The NZD/USD pair extended its pullback on Thursday, slipping from the recent one-week high around 0.5965-0.5970 to trade near 0.5920 in the Asian session. The drop followed the release of New Zealand’s latest Budget, which highlighted fiscal prudence and a narrower projected deficit of NZ$14.74 billion for the fiscal year ending June 2025, improving from the previous forecast of NZ$17.32 billion in December.
While the fiscal tightening aims to support economic stability amid ongoing trade uncertainties, it also increased market expectations for further rate cuts by the Reserve Bank of New Zealand (RBNZ), weighing on the Kiwi dollar and pressuring the NZD/USD pair.
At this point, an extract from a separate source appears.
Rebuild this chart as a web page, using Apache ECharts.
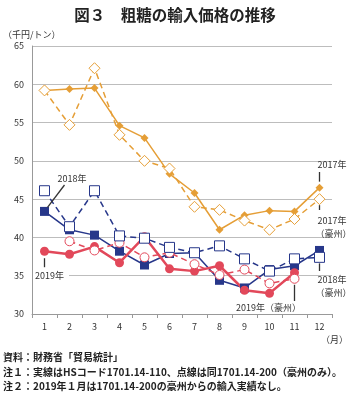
<!DOCTYPE html>
<html>
<head>
<meta charset="utf-8">
<script src="https://cdn.jsdelivr.net/npm/echarts@6/dist/echarts.min.js"></script>
<style>
  html, body { margin: 0; padding: 0; background: #fff; }
  #chart { width: 350px; height: 396px; }
</style>
</head>
<body>
<div id="chart"></div>
<script>
// 月
var months = ['1', '2', '3', '4', '5', '6', '7', '8', '9', '10', '11', '12'];
var yTicks = [30, 35, 40, 45, 50, 55, 60, 65];

// 実線 = HS 1701.14-110、点線 = 1701.14-200（豪州）
var y2017 = [59.2, 59.4, 59.5, 54.6, 53.0, 48.3, 45.8, 41.0, 42.9, 43.5, 43.4, 46.5];
var y2017au = [59.2, 54.7, 62.1, 53.4, 50.0, 49.0, 44.0, 43.6, 42.2, 41.0, 42.4, 45.0];
var y2018 = [43.4, 41.0, 40.3, 38.2, 36.4, 37.9, 38.0, 34.4, 33.4, 35.8, 36.3, 38.3];
var y2018au = [46.1, 41.4, 46.1, 40.2, 39.9, 38.7, 38.0, 38.9, 37.2, 35.6, 37.2, 37.4];
var y2019 = [38.2, 37.8, 38.8, 36.7, 40.1, 35.9, 35.6, 36.3, 33.1, 32.7, 35.4, null];
var y2019au = [null, 39.5, 38.3, 39.3, 37.4, 38.0, 36.5, 35.1, 35.8, 34.0, 34.6, null];

var ORANGE = '#E59E36', NAVY = '#27378A', RED = '#E2485A';
var JP = '"Noto Sans CJK JP", sans-serif';

var chart = echarts.init(document.getElementById('chart'));

function solid(name, data, color, symbol, size, width) {
    return {
        name: name, type: 'line', data: data, symbol: symbol, symbolSize: size,
        lineStyle: {color: color, width: width},
        itemStyle: {color: color, borderColor: color, borderWidth: 0},
        connectNulls: false, animation: false, z: 3
    };
}
function dashed(name, data, color, symbol, size) {
    return {
        name: name, type: 'line', data: data, symbol: symbol, symbolSize: size,
        showAllSymbol: true,
        lineStyle: {color: color, width: 1.5, type: [6, 4]},
        itemStyle: {color: '#fff', borderColor: color, borderWidth: 1},
        animation: false, z: 4
    };
}

chart.setOption({
    animation: false,
    title: {
        text: '図３　粗糖の輸入価格の推移',
        left: 'center', top: 2,
        textStyle: {fontFamily: JP, fontSize: 15.5, fontWeight: 'bold', color: '#222'}
    },
    grid: {left: 32, right: 18, top: 46, bottom: 82},
    xAxis: {
        type: 'category', data: months, boundaryGap: true,
        axisLine: {lineStyle: {color: '#999', width: 1}},
        axisTick: {show: true, inside: false, length: 4, lineStyle: {color: '#999'}},
        axisLabel: {color: '#333', fontSize: 9, fontFamily: JP, margin: 8}
    },
    yAxis: {
        type: 'value', min: 30, max: 65, interval: 5,
        axisLine: {show: true, lineStyle: {color: '#999'}},
        axisTick: {show: false},
        axisLabel: {color: '#333', fontSize: 9, fontFamily: JP, margin: 8,
            formatter: function (v) { return yTicks.indexOf(v) >= 0 ? v : ''; }},
        splitLine: {lineStyle: {color: '#bdbdbd', width: 1}}
    },
    series: [
        dashed('2019年（豪州）', y2019au, RED, 'circle', 9),
        dashed('2018年（豪州）', y2018au, NAVY, 'rect', 10),
        dashed('2017年（豪州）', y2017au, ORANGE, 'diamond', 11),
        solid('2018年', y2018, NAVY, 'rect', 9, 1.5),
        solid('2019年', y2019, RED, 'circle', 9, 2.5),
        solid('2017年', y2017, ORANGE, 'diamond', 8, 1.5)
    ]
});

// 注記（ラベルと引き出し線）
function px(i, v) { return chart.convertToPixel({xAxisIndex: 0, yAxisIndex: 0}, [i, v]); }
var txt = {fontFamily: JP, fontSize: 9, fill: '#333'};
var p18 = px(0, y2018[0]), p19 = px(0, y2019[0]), p19au = px(10, y2019au[10]);
var e17 = px(11, y2017[11]), e17au = px(11, y2017au[11]), e18 = px(11, y2018au[11]);
var ln = {stroke: '#333', lineWidth: 1.3};

function t(x, y, s, align) {
    return {type: 'text', x: x, y: y, style: Object.assign({text: s, textAlign: align || 'left', textVerticalAlign: 'middle'}, txt), z: 10};
}
function l(x1, y1, x2, y2) {
    return {type: 'line', shape: {x1: x1, y1: y1, x2: x2, y2: y2}, style: ln, z: 10};
}

chart.setOption({
    graphic: [
        t(3, 35, '（千円/トン）'),
        t(p18[0] + 13, 179, '2018年'),
        l(p18[0] + 20, 185, p18[0] + 3, p18[1] - 4),
        {type: 'rect', shape: {x: 33, y: 270, width: 36, height: 12}, style: {fill: '#fff'}, z: 9},
        t(35, 276, '2019年'),
        l(p19[0], p19[1] + 7, p19[0], p19[1] + 16),
        {type: 'rect', shape: {x: 230, y: 301, width: 72, height: 13}, style: {fill: '#fff'}, z: 9},
        t(236, 308, '2019年（豪州）'),
        l(p19au[0], p19au[1] + 6, p19au[0], 301),
        t(e17[0] - 2, 165, '2017年'),
        l(e17[0], 172, e17[0], e17[1] - 6),
        l(e17au[0], e17au[1] + 6, e17au[0], 210),
        t(e17au[0] - 2, 221, '2017年'),
        t(e17au[0] - 4, 234, '（豪州）'),
        l(e18[0], e18[1] + 6, e18[0], 271),
        t(e18[0] - 2, 280, '2018年'),
        t(e18[0] - 4, 293, '（豪州）'),
        t(348, 340, '（月）', 'right'),
        {type: 'text', x: 3, y: 350, style: Object.assign({}, txt, {
            text: '資料：財務省「貿易統計」\n注１：実線はHSコード1701.14-110、点線は同1701.14-200（豪州のみ）。\n注２：2019年１月は1701.14-200の豪州からの輸入実績なし。',
            fontSize: 10, fontWeight: 'bold', lineHeight: 14.5, fill: '#222'
        })}
    ]
});
</script>
</body>
</html>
Despite this, the downside remained limited due to the persistent US Dollar (USD) selling bias. Concerns that US President Donald Trump’s proposed “One Big, Beautiful Bill” could significantly worsen the US budget deficit, combined with growing consensus that the Federal Reserve will reduce borrowing costs later this year amid easing inflation and a sluggish economy, pushed the USD to a two-year low. This weakness helped cushion losses for the NZD/USD pair.
However, Kiwi bulls may remain cautious amid renewed US-China trade tensions, which typically undermine demand for commodity-linked antipodean currencies like the New Zealand dollar. China recently accused the US of abusing export control measures and violating Geneva trade agreements after Washington issued guidance against using Huawei’s Ascend AI chips, raising further uncertainties.
Overall, while the NZD/USD pair finds some support from USD weakness, geopolitical risks and expectations of RBNZ easing suggest a cautious trading environment ahead.